I nuovi protagonisti
Ma chi sono i due ‘nuovi arrivati’?
L’Apollo citaredo: ispirata a un modello del II secolo d.C., la statua raffigura il dio della musica mentre suona la cetra. Il volto, con lo sguardo estatico e le labbra dischiuse, sembra quasi catturato nell’atto di cantare. È un’opera rara, che trova un solo confronto simile al Museo Archeologico di Venezia.
L’Eroe nudo con corno: databile tra il I e il II secolo d.C., questa piccola scultura ha una storia affascinante. La parte antica (torso e gambe) riprende il celebre Eracle di Policleto. In epoca moderna, però, è stata completata con testa e braccia, trasformandosi in un giovane cacciatore, forse Meleagro.
Dove vederle
Le due statue hanno trovato casa nelle nicchie dell’uscita della Galleria, un ambiente neoclassico che un tempo era l’ingresso dell’Opificio delle Pietre Dure. Qui dialogheranno con altre opere classiche già presenti, come la Venere che sottrae la spada a Marte e la monumentale testa di Giunone.
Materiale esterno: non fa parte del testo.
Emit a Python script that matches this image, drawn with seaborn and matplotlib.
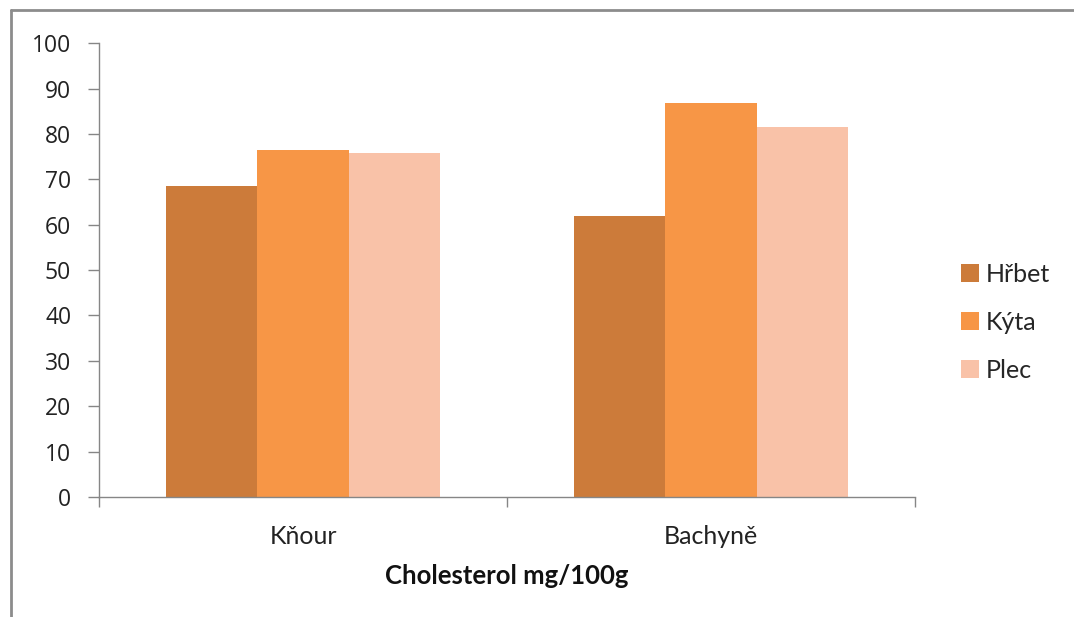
import matplotlib
matplotlib.use("Agg")
import matplotlib.pyplot as plt
from matplotlib.lines import Line2D
import seaborn as sns
import pandas as pd

# Cholesterol content (mg/100 g) per sex and cut
categories = ["Kňour", "Bachyně"]
cuts = ["Hřbet", "Kýta", "Plec"]
hrbet = [68.5, 61.9]
kyta = [76.4, 86.8]
plec = [75.7, 81.6]
yticks = [0, 10, 20, 30, 40, 50, 60, 70, 80, 90, 100]
xlabel = "Cholesterol mg/100g"

colors = ["#CC7B3A", "#F79646", "#F9C2A8"]

df = pd.DataFrame({
    "kategorie": categories * 3,
    "cast": [c for c in cuts for _ in categories],
    "hodnota": hrbet + kyta + plec,
})

sns.set_style("white")
plt.rcParams["font.family"] = ["Lato", "DejaVu Sans"]

fig = plt.figure(figsize=(10.74, 6.17), dpi=100)
ax = fig.add_axes([0.0922, 0.1945, 0.7598, 0.7355])

sns.barplot(data=df, x="kategorie", y="hodnota", hue="cast",
            order=categories, hue_order=cuts, palette=colors,
            width=0.67, saturation=1, ax=ax, legend=True)

ax.set_ylim(0, 100)
ax.set_xlim(-0.5, 1.5)
ax.set_yticks(yticks)
ax.set_yticklabels([str(v) for v in yticks], fontsize=16.5, color="#222222",
                   family=["Open Sans", "DejaVu Sans"])
ax.tick_params(axis="y", direction="out", length=8, width=1, color="#868686",
               pad=12, left=True)

# category boundaries carry the ticks, names sit on minor ticks
ax.set_xticks([-0.5, 0.5, 1.5])
ax.set_xticklabels([])
ax.set_xticks([0, 1], minor=True)
ax.set_xticklabels(categories, minor=True, fontsize=18, color="#222222")
ax.tick_params(axis="x", which="major", direction="out", length=7, width=1,
               color="#868686", bottom=True)
ax.tick_params(axis="x", which="minor", length=0, pad=20)

ax.set_xlabel(xlabel, fontsize=18.5, fontweight="bold", labelpad=12, color="#111111")
ax.set_ylabel("")

for s in ["top", "right"]:
    ax.spines[s].set_visible(False)
for s in ["left", "bottom"]:
    ax.spines[s].set_color("#868686")
    ax.spines[s].set_linewidth(1)

for p in ax.patches:
    p.set_edgecolor("none")

handles, labels = ax.get_legend_handles_labels()
ax.get_legend().remove()
fig.legend(handles, labels, loc="center left", bbox_to_anchor=(0.8735, 0.478),
           frameon=False, fontsize=18, handlelength=0.72, handleheight=0.72,
           handletextpad=0.3, labelspacing=1.0)

# outer chart frame
fig.add_artist(Line2D([0.0105, 0.0105], [0.0, 0.984], transform=fig.transFigure,
                      color="#8c8c8c", linewidth=2))
fig.add_artist(Line2D([0.0105, 1.0], [0.984, 0.984], transform=fig.transFigure,
                      color="#8c8c8c", linewidth=2))

fig.savefig("out.png", dpi=100, facecolor="white")
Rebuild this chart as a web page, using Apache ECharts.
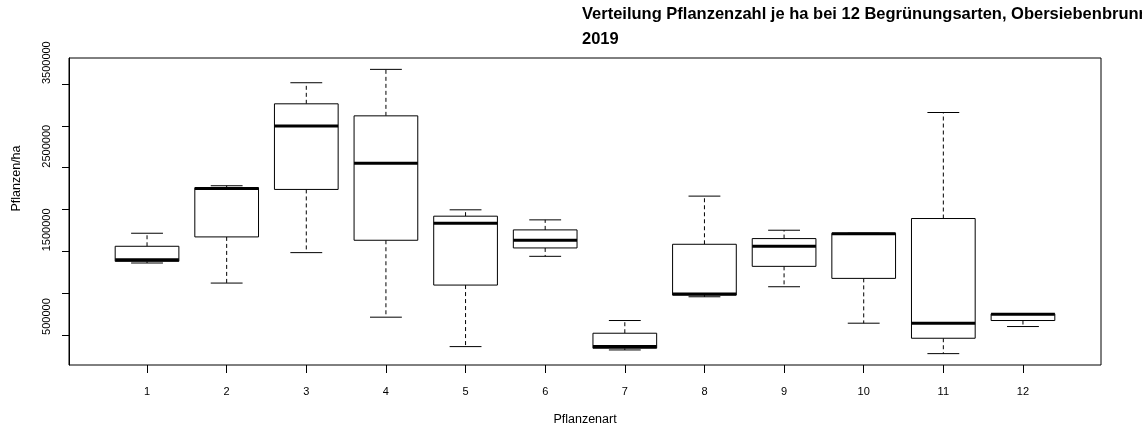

Prima di andare in scena, le sculture si sono rifatte il trucco. La restauratrice Francesca Piccolino Boniforti ha lavorato per ripulire le superfici e armonizzare le integrazioni antiche con quelle moderne, senza cancellare la storia dei restauri passati. Il risultato è una leggibilità perfetta che restituisce grazia e potenza ai due marmi.
Un’operazione che conferma come Firenze non sia solo un museo a cielo aperto, ma un laboratorio vivo dove la storia continua a essere scritta e riscoperta.